We both finished checking out at the same time. Snooty Bitch took her daughter's hand and headed toward the door. I also took Elvira's hand so she wouldn't attack the other little girl with kindness. I could tell she still wanted to make friends.

Suddenly she thought of the perfect ice breaker. She shouted, "My favorite color is purple. What's your favorite color?"

Before Snooty Bitch could stop her, the other little girl turned around and said, "Brown. My favorite color is brown."

Elvira stopped came to a dead stop. "Brown? Brown? Why is your favorite color the color of poop?"

I grabbed Elvira by her jacket, dragged her behind a bookcase and ducked down beside her. She was so confused she couldn't think of anything to say. But we heard the other little girl say loudly and clearly, "Mommy, why is that little girl so naughty?"

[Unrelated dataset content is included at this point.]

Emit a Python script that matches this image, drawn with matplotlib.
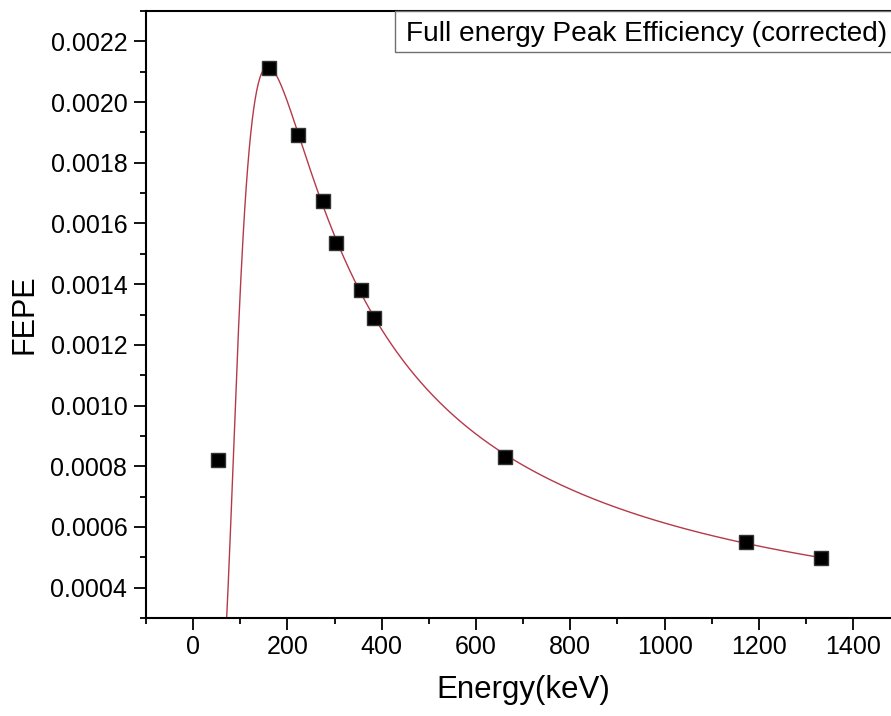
import numpy as np
import matplotlib
matplotlib.use("Agg")
from matplotlib import pyplot as plt
from matplotlib.patches import Rectangle
from matplotlib.ticker import MultipleLocator, FormatStrFormatter

plt.rcParams["font.family"] = ["Liberation Sans", "DejaVu Sans"]

# measured points (gamma energies in keV, full energy peak efficiency)
energy = [53.2, 160.6, 223.2, 276.4, 302.9, 356.0, 383.8, 661.7, 1173.2, 1332.5]
fepe = [0.000822, 0.002112, 0.001890, 0.001674, 0.001534, 0.001380,
        0.001290, 0.000831, 0.000551, 0.000496]

# fit: ln(eff) = a0 + a1*lnE + a2*lnE^2 - (C/E)^Q  (53 keV point left out)
C_cut = 110.0
Q_cut = 2.65

E = np.array(energy)
y = np.array(fepe)
Ef = E[1:]
coef = np.polyfit(np.log(Ef), np.log(y[1:]) + (C_cut / Ef) ** Q_cut, 2)
Eg = np.linspace(E[0], E[-1], 800)
fit = np.exp(np.polyval(coef, np.log(Eg)) - (C_cut / Eg) ** Q_cut)

fig = plt.figure(figsize=(8.91, 7.16), dpi=100)
ax = fig.add_axes([0.1639, 0.1369, 0.8466, 0.8477])

ax.plot(Eg, fit, color="#b5394a", lw=1.0, zorder=2)
ax.plot(E, y, linestyle="none", marker="s", markersize=10,
        color="black", markeredgecolor="#333333", zorder=3)

ax.set_xlim(-100, 1500)
ax.set_ylim(0.0003, 0.0023)
ax.xaxis.set_major_locator(MultipleLocator(200))
ax.xaxis.set_minor_locator(MultipleLocator(100))
ax.yaxis.set_major_locator(MultipleLocator(0.0002))
ax.yaxis.set_minor_locator(MultipleLocator(0.0001))
ax.yaxis.set_major_formatter(FormatStrFormatter("%.4f"))

ax.tick_params(which="major", direction="out", length=8.5, width=1.3,
               labelsize=18)
ax.tick_params(axis="x", which="major", pad=3.5)
ax.tick_params(axis="y", which="major", pad=5)
ax.tick_params(which="minor", direction="out", length=4.5, width=1.3)
ax.tick_params(top=False, right=False)
for s in ax.spines.values():
    s.set_linewidth(1.5)

ax.set_xlabel("Energy(keV)", fontsize=22.5, va="baseline")
ax.xaxis.set_label_coords(0.5005, -0.1318)
ax.set_ylabel("FEPE", fontsize=22, labelpad=8)

# title box in the upper right corner
ax.add_patch(Rectangle((0.330, 0.9325), 0.75, 0.0675, transform=ax.transAxes,
                       facecolor="white", edgecolor="#707070", lw=1.0,
                       clip_on=False, zorder=4))
ax.text(0.3447, 0.9506, "Full energy Peak Efficiency (corrected)",
        transform=ax.transAxes, fontsize=20.2, va="baseline", ha="left", zorder=5)

fig.savefig("out.png", dpi=100)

I didn't hear what Snooty Bitch said. I was trying too hard not to laugh hysterically back behind the bookcase where we were hidden. And I was failing. I was, in fact, almost peeing my pants I was laughing so hard.

Elvira said, "Mommy, I'm not really naughty am I?"

"No, baby girl, you are not naughty," I said. "And thank god your favorite color isn't the color of poop. Let's get the hell  out of here."

No more poop stories, I promise. Vaginas are much more fun. 


  1. Replies
    1. Oh, we have some crazy conversations. They could be a blog of their own.

  2. "No more poop stories, I promise. Vaginas are much more fun." Statement of the day!

  3. Law of Attraction, baby! So, no idea what snooty bitch's problem was? I kept thinking she'd confess she was protecting Elvira from strep throat or something. :-P

    1. She definitely wast protecting her daughter from Elvira. Somebody in our homeschool group asked if Elvira was wearing her denim jacket. I said she probably was. I thought it was cute, but maybe i8t just looked tough. The general consensus was that we didn't look like Snotty Bitch's kind of people. The funny thing is, we almost certainly lived in a better neighborhood. Whatever. She was a snooty bitch.